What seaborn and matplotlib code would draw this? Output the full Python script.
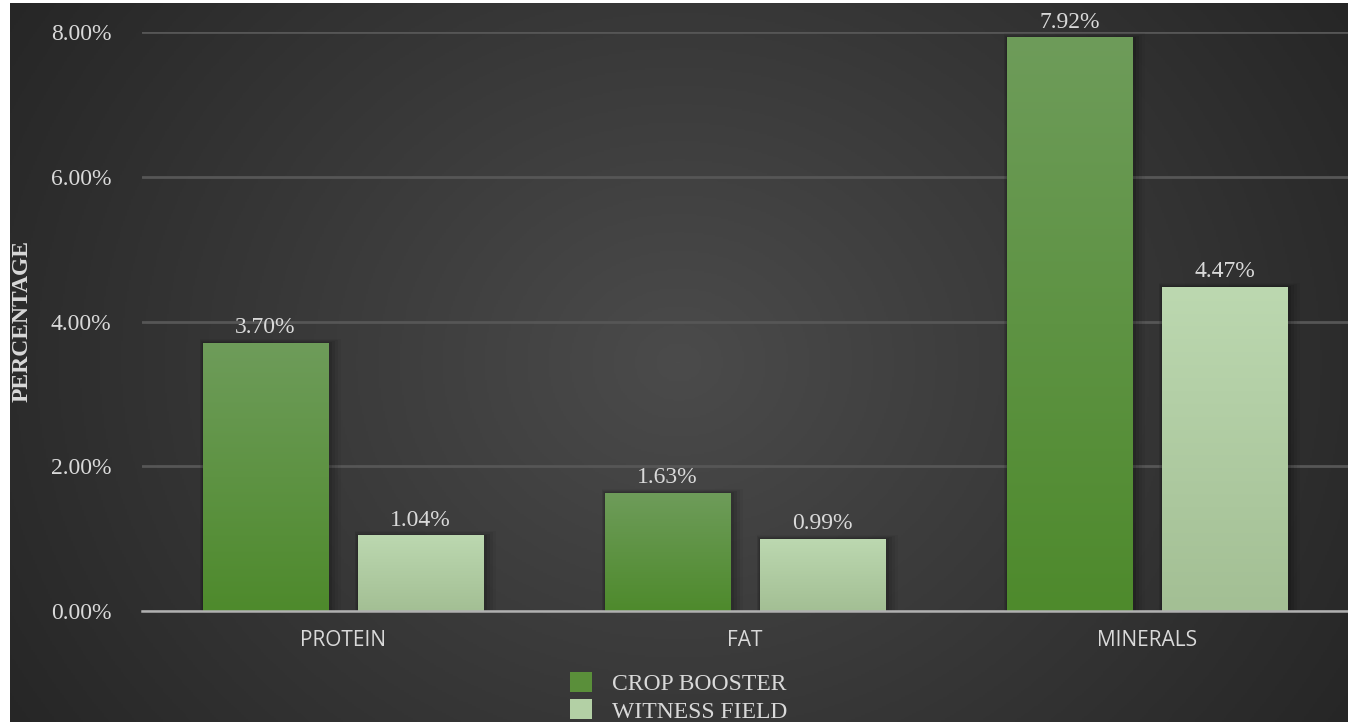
import numpy as np
import pandas as pd
import matplotlib
matplotlib.use("Agg")
import matplotlib.pyplot as plt
from matplotlib.patches import Patch
from matplotlib.colors import LinearSegmentedColormap
import seaborn as sns

# Nutrient content (%) for each field
categories = ["PROTEIN", "FAT", "MINERALS"]
crop_booster = [3.70, 1.63, 7.92]
witness_field = [1.04, 0.99, 4.47]
series_names = ["CROP BOOSTER", "WITNESS FIELD"]
y_ticks = [0, 2, 4, 6, 8]

df = pd.DataFrame({
    "category": categories * 2,
    "series": [series_names[0]] * 3 + [series_names[1]] * 3,
    "value": crop_booster + witness_field,
})

sns.set_theme(style="dark")
serif = ["Liberation Serif", "DejaVu Serif"]
sans = ["Open Sans", "DejaVu Sans"]
text_col = "#d9d9d9"

W, H = 1348, 722
fig = plt.figure(figsize=(W / 100, H / 100), dpi=100, facecolor="white")

# Radial dark background
bg = fig.add_axes([10 / W, 0, 1 - 10 / W, 1 - 3 / H], zorder=-10)
yy, xx = np.mgrid[0:1:400j, 0:1:700j]
r = np.sqrt(((xx - 0.5) * 1.6) ** 2 + ((yy - 0.5) * 1.0) ** 2)
r = np.clip(r / 0.95, 0, 1)
bg_cmap = LinearSegmentedColormap.from_list("bg", ["#4b4b4b", "#262626"])
bg.imshow(r, cmap=bg_cmap, aspect="auto", extent=[0, 1, 0, 1], vmin=0, vmax=1)
bg.set_axis_off()

ax = fig.add_axes([142 / W, 1 - 611 / H, 1 - 142 / W, (611 - 32) / H])
ax.patch.set_alpha(0)

colors = {"CROP BOOSTER": "#5a8f3a", "WITNESS FIELD": "#b3d0a5"}
sns.barplot(data=df, x="category", y="value", hue="series", order=categories,
            hue_order=series_names, palette=colors, width=0.771, gap=0.188,
            ax=ax, legend=False, saturation=1, linewidth=0)

ax.set_xlim(-0.5, 2.5)
ax.set_ylim(0, 8)

# Vertical gradient fill on each bar
grad_maps = {
    0: LinearSegmentedColormap.from_list("g1", ["#4e8a2c", "#6e9c5a"]),
    1: LinearSegmentedColormap.from_list("g2", ["#a3bf94", "#bcd8b0"]),
}
bars = [p for p in ax.patches if p.get_height() > 0]
ordered = sorted(bars, key=lambda p: p.get_x())
for i, p in enumerate(ordered):
    s = i % 2
    x0, w, h = p.get_x(), p.get_width(), p.get_height()
    # soft shadow
    for k, a in enumerate([0.10, 0.08, 0.06, 0.04]):
        d = 0.006 * (k + 1)
        ax.add_patch(plt.Rectangle((x0 - d * 0.3, 0), w + d * 1.6, h + d * 2.5,
                                   color="black", alpha=a, lw=0, zorder=1.5))
    grad = np.linspace(0, 1, 256).reshape(-1, 1)
    ax.imshow(grad, cmap=grad_maps[s], extent=[x0, x0 + w, 0, h], origin="lower",
              aspect="auto", zorder=2.5)
    ax.text(x0 + w / 2, h + 0.07, f"{h:.2f}%", ha="center", va="bottom",
            color=text_col, fontsize=17, family=serif, zorder=4)

ax.set_xlim(-0.5, 2.5)
ax.set_ylim(0, 8)

ax.set_yticks(y_ticks)
ax.set_yticklabels([f"{v:.2f}%" for v in y_ticks], family=serif, fontsize=17,
                   color=text_col)
ax.tick_params(axis="y", length=0, pad=22)
ax.tick_params(axis="x", length=0, pad=14)
for lab in ax.get_xticklabels():
    lab.set_family(sans)
    lab.set_fontsize(15)
    lab.set_color(text_col)

ax.grid(axis="y", color="#565656", linewidth=2, zorder=0)
ax.grid(axis="x", visible=False)
ax.set_axisbelow(True)
for sp in ["top", "right", "left"]:
    ax.spines[sp].set_visible(False)
ax.spines["bottom"].set_color("#b0b0b0")
ax.spines["bottom"].set_linewidth(1.8)
ax.spines["bottom"].set_zorder(5)

ax.set_xlabel("")
ax.set_ylabel("")
fig.text(22 / W, 1 - 321 / H, "PERCENTAGE", rotation=90, ha="center", va="center",
         family=serif, fontsize=17, fontweight="bold", color=text_col)

handles = [Patch(facecolor=colors[n], edgecolor="none", label=n) for n in series_names]
leg = fig.legend(handles=handles, loc="upper left", bbox_to_anchor=(570 / W, 1 - 672 / H),
                 ncol=1, frameon=False, handlelength=0.93, handleheight=0.93,
                 handletextpad=0.85, labelspacing=0.18, borderpad=0, borderaxespad=0,
                 prop={"family": serif, "size": 17})
for t in leg.get_texts():
    t.set_color(text_col)

fig.savefig("out.png", dpi=100, facecolor=fig.get_facecolor())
----------------
**STATED PROBLEM**
List all lines where "seaborn" occurs.

**TASK RESPONSE**
What seaborn and matplotlib code would draw this? Output the full Python script.
import seaborn as sns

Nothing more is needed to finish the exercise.